Volailles rôties : il serait dommage de passer les fêtes sans une dinde, un chapon ou une poularde, car ces volailles sont spécialement préparées pour Noël. Mais attention aux arnaques : un chapon de moins de 3 kg n'est pas un chapon. Il en va de même pour la dinde. Ces volailles doivent être âgées de 6 à 8 mois, et n'avoir mangé que des céréales avant la phase d'engraissement final (4 semaines avec complément de produits laitiers). Il est difficile d'être sûr de la qualité car la seule AOC concerne la volaille de Bresse, hors de prix. Les exigences du label rouge sont assez élevées, mais pas assez pour les très bons producteurs qui se soumettent pas toujours à ces classements « moyennisants ». Bref, la basse-cour est un univers impitoyable, et rien ne vaut les conseils d'un bon professionnel. Demandez donc à votre volaillier ce qu'il servira le soir du réveillon, et prenez la même chose. Quand la volaille sort du four (150°, 1 heure par kilo), c'est le moment de sortir le grand vin rouge de la soirée, que l'on aura débouché à l'avance et gardé dans un endroit plus frais que la salle à manger. Les bourgogne les plus légers (chambolle-musigny et tous les vins des Côtes-de-Beaune) vont bien sur les volailles rôties, ainsi que les bordeaux à base de merlot (saint-émilion, pomerol).
Fromages : vos convives n'ayant généralement plus faim à ce moment du repas, ne les effrayez pas avec un immense plateau, mais proposez trois ou quatre fromages de saison, choisis parmi les pâtes molles à croûte fleurie (brie, coulommiers...) ou lavée (pont-l'évêque, livarot, maroilles, époisses, munster, mont d'or...), les pâtes cuites longuement affinées (comté ou beaufort de 24 mois et plus) et les petits chèvres d'hiver (banon, crottin...). C'est le moment de sortir les confitures ou les chutneys. Et surtout de revenir au vin blanc (sec ou moelleux selon les fromages), plutôt que d'ouvrir une nouvelle bouteille d'un rouge chambré qui sortira vaincu d'une confrontation avec ces fromages de caractère.

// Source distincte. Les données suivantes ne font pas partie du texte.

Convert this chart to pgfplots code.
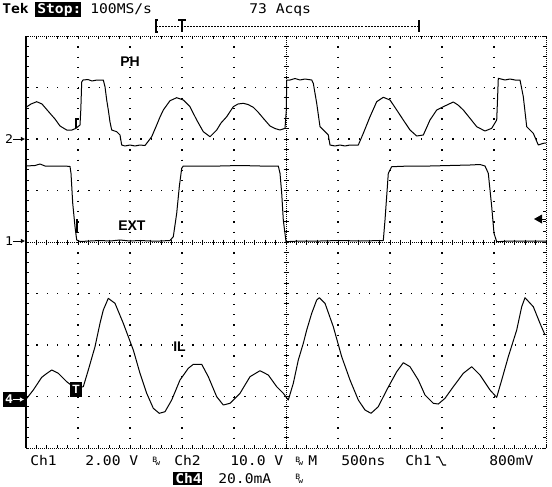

Bûche : voilà quelque temps que j'ai renoncé aux bûches de Noël de nos amis les pâtissiers, plus lourdes qu'une truelle de plâtre après un repas déjà plantureux, et dont on paye le décor plus que le comestible. La crème au beurre et le biscuit roulé, quand par miracle ils sont frais et réussis, s'apprécieront davantage le lendemain après quelques fruits de mer et un fromage. Au réveillon, préférez des desserts glacés ou aux fruits, et des préparations légères au chocolat noir.

Alter-réveillons
Vous tenez à défier les traditions, ou vous n'êtes pas certain de la qualité des produits ? Changez de réveillon
 ! 
Si les produits de la mer sont à portée de main et de bourse, faîtes des crustacés (exemple de recette ici), une soupe ou une terrine de poisson, suivie de Saint-Jacques, de gambas ou d'un poisson fin (sole, turbot, bar) dont vous aurez préparé la sauce à l'avance et qu'il suffira de cuire à la dernière minute. Enchainez sur du veau : des ris si vous pouvez, ou un jarret longuement braisé que vous n'aurez qu'à sortir du four. Pour le dessert, des fruits exotiques (mangues, ananas, papaye, maracudja) frais ou en sorbet, avec une tuile maison.

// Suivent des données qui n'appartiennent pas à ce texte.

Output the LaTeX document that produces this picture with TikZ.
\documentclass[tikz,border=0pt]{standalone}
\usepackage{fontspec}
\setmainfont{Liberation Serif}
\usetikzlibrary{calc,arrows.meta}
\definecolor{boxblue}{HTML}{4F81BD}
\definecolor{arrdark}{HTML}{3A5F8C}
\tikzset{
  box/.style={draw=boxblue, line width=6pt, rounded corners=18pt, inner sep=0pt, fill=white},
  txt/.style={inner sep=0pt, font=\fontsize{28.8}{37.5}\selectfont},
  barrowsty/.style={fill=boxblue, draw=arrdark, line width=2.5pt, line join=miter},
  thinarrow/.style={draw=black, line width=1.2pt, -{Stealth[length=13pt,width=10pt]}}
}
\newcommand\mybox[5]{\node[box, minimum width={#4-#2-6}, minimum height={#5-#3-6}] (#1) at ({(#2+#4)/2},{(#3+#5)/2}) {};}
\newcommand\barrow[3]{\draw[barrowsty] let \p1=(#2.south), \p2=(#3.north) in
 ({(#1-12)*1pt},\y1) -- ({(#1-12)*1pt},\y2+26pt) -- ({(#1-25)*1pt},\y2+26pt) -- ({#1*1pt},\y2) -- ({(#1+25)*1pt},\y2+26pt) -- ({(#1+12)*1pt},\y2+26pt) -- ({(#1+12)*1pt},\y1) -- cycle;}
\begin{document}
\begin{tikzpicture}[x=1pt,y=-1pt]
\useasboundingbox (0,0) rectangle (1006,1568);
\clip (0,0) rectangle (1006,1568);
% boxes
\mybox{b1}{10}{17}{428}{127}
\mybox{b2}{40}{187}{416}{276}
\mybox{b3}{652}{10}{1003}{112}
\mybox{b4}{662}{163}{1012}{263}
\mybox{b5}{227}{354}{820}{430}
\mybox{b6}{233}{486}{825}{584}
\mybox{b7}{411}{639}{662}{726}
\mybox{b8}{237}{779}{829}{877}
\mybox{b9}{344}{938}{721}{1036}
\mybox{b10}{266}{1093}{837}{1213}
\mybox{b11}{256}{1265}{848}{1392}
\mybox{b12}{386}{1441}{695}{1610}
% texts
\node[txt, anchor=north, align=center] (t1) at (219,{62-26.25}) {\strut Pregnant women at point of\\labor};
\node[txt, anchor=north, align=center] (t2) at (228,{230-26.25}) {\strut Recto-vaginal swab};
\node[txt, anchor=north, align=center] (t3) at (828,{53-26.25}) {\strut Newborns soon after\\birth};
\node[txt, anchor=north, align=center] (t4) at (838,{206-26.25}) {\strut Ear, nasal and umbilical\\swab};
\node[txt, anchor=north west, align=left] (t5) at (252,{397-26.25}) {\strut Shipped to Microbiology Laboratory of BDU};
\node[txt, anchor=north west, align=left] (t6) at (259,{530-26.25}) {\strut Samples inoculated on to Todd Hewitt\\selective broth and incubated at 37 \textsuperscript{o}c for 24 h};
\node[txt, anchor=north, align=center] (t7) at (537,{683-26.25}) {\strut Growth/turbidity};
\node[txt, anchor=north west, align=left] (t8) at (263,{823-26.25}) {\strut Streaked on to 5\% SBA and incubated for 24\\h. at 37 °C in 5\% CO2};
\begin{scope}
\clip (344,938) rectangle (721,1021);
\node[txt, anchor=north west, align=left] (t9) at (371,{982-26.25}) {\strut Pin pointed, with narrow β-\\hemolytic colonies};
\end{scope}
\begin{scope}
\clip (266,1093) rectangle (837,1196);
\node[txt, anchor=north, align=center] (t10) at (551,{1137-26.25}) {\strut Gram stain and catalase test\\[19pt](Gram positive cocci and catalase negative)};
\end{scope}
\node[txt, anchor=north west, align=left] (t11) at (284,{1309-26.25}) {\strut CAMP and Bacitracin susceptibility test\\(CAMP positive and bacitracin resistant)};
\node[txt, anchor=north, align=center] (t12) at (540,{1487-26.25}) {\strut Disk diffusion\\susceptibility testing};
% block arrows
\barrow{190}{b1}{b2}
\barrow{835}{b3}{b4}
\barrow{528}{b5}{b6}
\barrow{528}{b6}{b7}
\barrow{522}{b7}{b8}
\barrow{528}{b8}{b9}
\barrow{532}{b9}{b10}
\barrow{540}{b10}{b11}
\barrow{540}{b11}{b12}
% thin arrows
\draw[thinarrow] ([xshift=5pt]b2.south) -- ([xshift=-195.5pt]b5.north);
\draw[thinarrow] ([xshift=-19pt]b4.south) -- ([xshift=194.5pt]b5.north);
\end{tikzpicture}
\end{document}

Sans produits de la mer, on peut encore se débrouiller mais il faut avoir la main légère. Des œufs brouillés parfumés au parmesan, à la ciboulette ou à la truffe (si vous avez la chance d'en avoir). Une grande salaison, par exemple un jabugo d'Espagne, servi seul ou à côté d'un gaspacho. Du lièvre, ou un civet de chevreuil ou de sanglier avec des pâtes fraîches ou un gratin de macaroni. Et pour finir une tarte fine (avec une pâte feuilletée maison, bien sûr) aux poires ou aux pommes, accompagnée d'une glace vanille ou aux épices.Et n'oubliez pas les deux règles d'or pour se faire plaisir et en donner aux autres : cuisiner soi-même de bons produits, et faire le plus de choses possibles à l'avance, pour éviter de passer la soirée en cuisine.